Today the castle comprises remnants of two rectangular stone structures. The more north-easterly is thought to be the base of a small fortified tower house measuring some 37ft by 29ft, and the walls rise just high enough to allow you to see the vaulting start to build in from the sides, though it has obviously long been open to the skies.
The second rectangular structure measures some 78ft by 19ft internally, and is surrounded by walls that are up to 6ft thick. The wall overlooking the sea is pierced by a series of openings. almost like an arcade, but it is difficult to give these any clear purpose. What is left of a short wall between the two rectangular structures suggest they were once connected.

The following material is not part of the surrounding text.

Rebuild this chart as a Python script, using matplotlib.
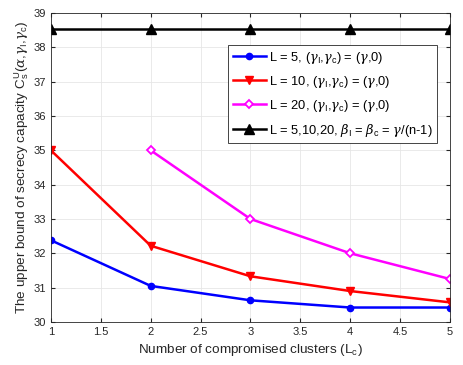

It is believed that a castle was first built on this spot by Sir William Dishington, Sheriff of Fife, who had arranged the building of St Monans Church for David II in the mid 1300s. Ardross Castle remained the seat of the Dishington family until it was sold to Sir William Scott of Elie in 1607. It seems likely that during this time the Dishingtons would have improved on and extended the original castle and, though it is hard to say for sure given the state of the ruins, it seems likely that much of what is left today dates back to the 1400s or 1500s.
In the late 1600s the castle was sold again, this time to Sir William Anstruther. It is unclear how it reached its current condition, but it looks like the castle was found to be less valuable than the stone it was made of, with the result that it was used as a quarry and recycled into nearby buildings in what is now the hamlet of Ardross.
For those more interested in the fossils of animals than the fossils of castles, the foreshore below the castle is home to rock strata containing twelve different species of fossilised fish.